While this is the most important part of a solid GTD system it’s also the first thing to go in most busy schedules. Some meeting gets called or some client has an emergency and the weekly review gets tossed out the window. Don’t let that happen. Actually mark your review out as a meeting and stick to it. I know the weeks I don’t get my review in I see a 15 – 20% drop in how much I get done. When I get my coaching clients to plan out their week they always come back excited about how much they got done and continue to get done as they start their week with intention.
One key mistake that many people make in their weekly planning is to schedule their time down to the minute with no margin. This means that when the inevitable wrench gets thrown in a day there is no time to absorb the issue.
Always leave at least 10% of your day unscheduled. I plan my writing time for around 3 hours a day but only 90 minutes of that is time that I devote only to writing. The rest is there for overflow work that comes up. At least 2 days a week I get my full writing time in, the rest of the week I get 90 minutes and use the extra time for that overflow that happens.
The day before
As we just said no plan survives the busy week we all lead so you can’t just plan on Friday and hope it all turns out as you predicted.
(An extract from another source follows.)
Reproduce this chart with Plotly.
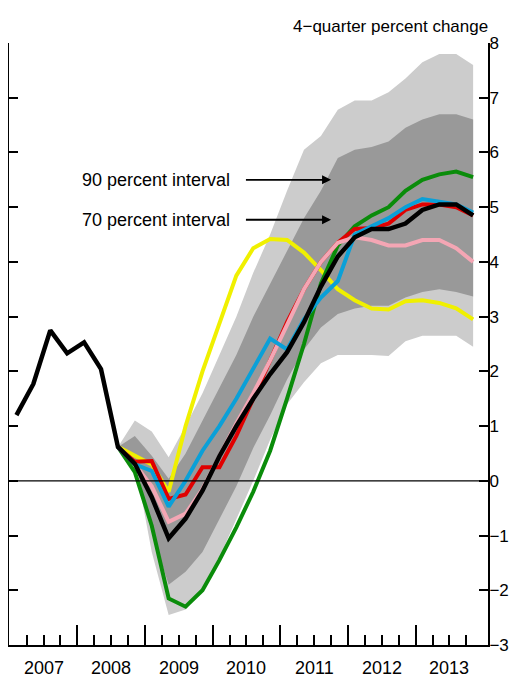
import plotly.graph_objects as go

# quarterly positions: 2007Q1 .. 2013Q4
quarters = [y + q * 0.25 + 0.1 for y in range(2007, 2014) for q in range(4)]
fq = quarters[6:]  # forecasts start 2008Q3

black = [1.2, 1.77, 2.75, 2.33, 2.53, 2.04, 0.62, 0.31, -0.3, -1.05, -0.69, -0.18, 0.45, 1.0,
         1.5, 1.95, 2.35, 2.9, 3.55, 4.1, 4.45, 4.6, 4.6, 4.7, 4.95, 5.05, 5.05, 4.85]
yellow = [0.62, 0.45, 0.3, -0.2, 1.0, 2.0, 2.9, 3.75, 4.25, 4.42, 4.4, 4.17, 3.85, 3.5, 3.3,
          3.15, 3.13, 3.28, 3.3, 3.25, 3.15, 2.95]
green = [0.62, 0.16, -0.82, -2.15, -2.3, -2.0, -1.45, -0.85, -0.2, 0.55, 1.5, 2.5, 3.6, 4.3,
         4.65, 4.85, 5.0, 5.3, 5.5, 5.6, 5.65, 5.55]
red = [0.62, 0.35, 0.36, -0.33, -0.25, 0.25, 0.25, 0.82, 1.5, 2.2, 2.9, 3.5, 4.0, 4.35, 4.6,
       4.62, 4.7, 4.95, 5.05, 5.05, 5.0, 4.85]
pink = [0.62, 0.3, -0.1, -0.75, -0.6, -0.15, 0.45, 1.05, 1.6, 2.2, 2.85, 3.5, 4.0, 4.35, 4.45,
        4.4, 4.3, 4.3, 4.4, 4.4, 4.25, 4.0]
blue = [0.62, 0.3, 0.18, -0.47, 0.0, 0.55, 1.0, 1.5, 2.05, 2.6, 2.4, 2.95, 3.35, 3.65, 4.5,
        4.65, 4.8, 5.0, 5.15, 5.1, 5.05, 4.9]

p90_hi = [0.62, 1.1, 0.9, 0.43, 1.0, 1.6, 2.3, 3.0, 3.8, 4.5, 5.3, 6.05, 6.3, 6.78, 6.95,
          6.95, 7.1, 7.35, 7.65, 7.8, 7.8, 7.6]
p90_lo = [0.62, 0.35, -1.3, -2.45, -2.35, -2.0, -1.4, -0.7, 0.0, 0.75, 1.4, 1.8, 2.15, 2.3,
          2.3, 2.3, 2.28, 2.55, 2.65, 2.65, 2.65, 2.45]
p70_hi = [0.62, 0.82, 0.46, 0.04, 0.5, 1.1, 1.7, 2.3, 3.0, 3.6, 4.2, 4.8, 5.3, 5.9, 6.05,
          6.1, 6.2, 6.45, 6.6, 6.7, 6.7, 6.6]
p70_lo = [0.62, 0.4, -0.93, -1.9, -1.66, -1.3, -0.7, -0.1, 0.6, 1.2, 1.85, 2.4, 2.8, 3.05,
          3.15, 3.2, 3.2, 3.35, 3.45, 3.5, 3.45, 3.37]

years = list(range(2007, 2014))

fig = go.Figure()
for hi, lo, col in [(p90_hi, p90_lo, "#cccccc"), (p70_hi, p70_lo, "#999999")]:
    fig.add_trace(go.Scatter(x=fq + fq[::-1], y=hi + lo[::-1], fill="toself", fillcolor=col,
                             line=dict(width=0), mode="lines", hoverinfo="skip"))

fig.add_hline(y=0, line=dict(color="black", width=1.2))

for ys, col in [(yellow, "#f0f000"), (green, "#0a8c0a"), (red, "#e00000"),
                (pink, "#f4a6b4"), (blue, "#0aa0d8")]:
    fig.add_trace(go.Scatter(x=fq, y=ys, mode="lines", line=dict(color=col, width=4)))
fig.add_trace(go.Scatter(x=quarters, y=black, mode="lines", line=dict(color="black", width=4.5)))
# dummy trace for the left axis
fig.add_trace(go.Scatter(x=[2010], y=[0], yaxis="y2", mode="markers", marker_opacity=0,
                         hoverinfo="skip"))

font = dict(family="Liberation Sans, Arial", size=18, color="black")
for y in years:
    fig.add_annotation(x=y + 0.5, y=-3, yref="y", text=str(y), showarrow=False,
                       yshift=-23, font=font)
for txt, yv in [("90 percent interval", 5.5), ("70 percent interval", 4.77)]:
    fig.add_annotation(x=2010.28, y=yv, text=txt, showarrow=False, xanchor="right", font=font)
    fig.add_annotation(x=2011.75, y=yv, ax=2010.47, ay=yv, axref="x", ayref="y", text="",
                       showarrow=True, arrowhead=2, arrowsize=1, arrowwidth=1.8,
                       arrowcolor="black")
fig.add_annotation(x=1, y=1, xref="paper", yref="paper", xanchor="right", yanchor="bottom",
                   text="4\u2212quarter percent change", showarrow=False, yshift=5, xshift=2,
                   font=dict(family="Liberation Sans, Arial", size=17, color="black"))

fig.update_layout(
    width=519, height=690, showlegend=False,
    margin=dict(l=1, r=39, t=35, b=53, autoexpand=False),
    plot_bgcolor="white", paper_bgcolor="white",
    xaxis=dict(range=[2006.99, 2014.07], showgrid=False, zeroline=False, showline=True,
               linecolor="black", linewidth=2, tickvals=list(range(2008, 2014)),
               ticks="inside", ticklen=20, tickwidth=2, tickcolor="black", showticklabels=False,
               minor=dict(tickvals=[y + q * 0.25 for y in range(2007, 2014) for q in range(1, 4)],
                          ticks="inside", ticklen=10, tickwidth=2, tickcolor="black")),
    yaxis=dict(range=[-3, 8], side="right", showgrid=False, zeroline=False, showline=True,
               linecolor="black", linewidth=2, dtick=1, ticks="inside", ticklen=9,
               tickwidth=2, tickcolor="black", ticklabelstandoff=-4,
               tickfont=dict(family="Liberation Sans, Arial", size=17, color="black")),
    yaxis2=dict(range=[-3, 8], overlaying="y", side="left", showgrid=False, zeroline=False,
                showline=True, linecolor="black", linewidth=2, dtick=1, ticks="inside",
                ticklen=9, tickwidth=2, tickcolor="black", showticklabels=False),
)

fig.write_html("out.html")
While leaving 10% of your day available for those fires helps accommodate them you need to continue to adapt your plan as the week happens. That adaptation is what should end every day.
Spend the last 15 minutes of your day reviewing what you have on your plate for the next day. Take a look at your calendar and your task management tool of choice. Then flag the most important task of the day so it rises to the top.
Before you do anything in the morning get your top task done. Don’t open your email, just get that task done then see what others have in store for you that day.
It’s much to easy to be passive with our work. We come in to the day and spend all our time putting out fires. We respond to emails as the come in and end the day exhausted. When we look back at that frenetic day we can’t identify anything meaningful accomplished. Likely none of our big goals were pushed forward at all. By marking out your most important task of the day the night before and not dealing with any email or fires till you’ve worked on it you’ll push your important projects forward every day.
It’s up to you to take control of your work and your effectiveness. You can do this by taking those big goals and big projects and breaking them down in to small bites. Then plan those small bites out in to your weeks and your days. Flag that important task and don’t do anything else until it’s done.
That’s how you’re going to keep pushing forward on your goals. Simply hoping it happens in the midst of a crazy week is a recipe for failure. Hope is not a strategy.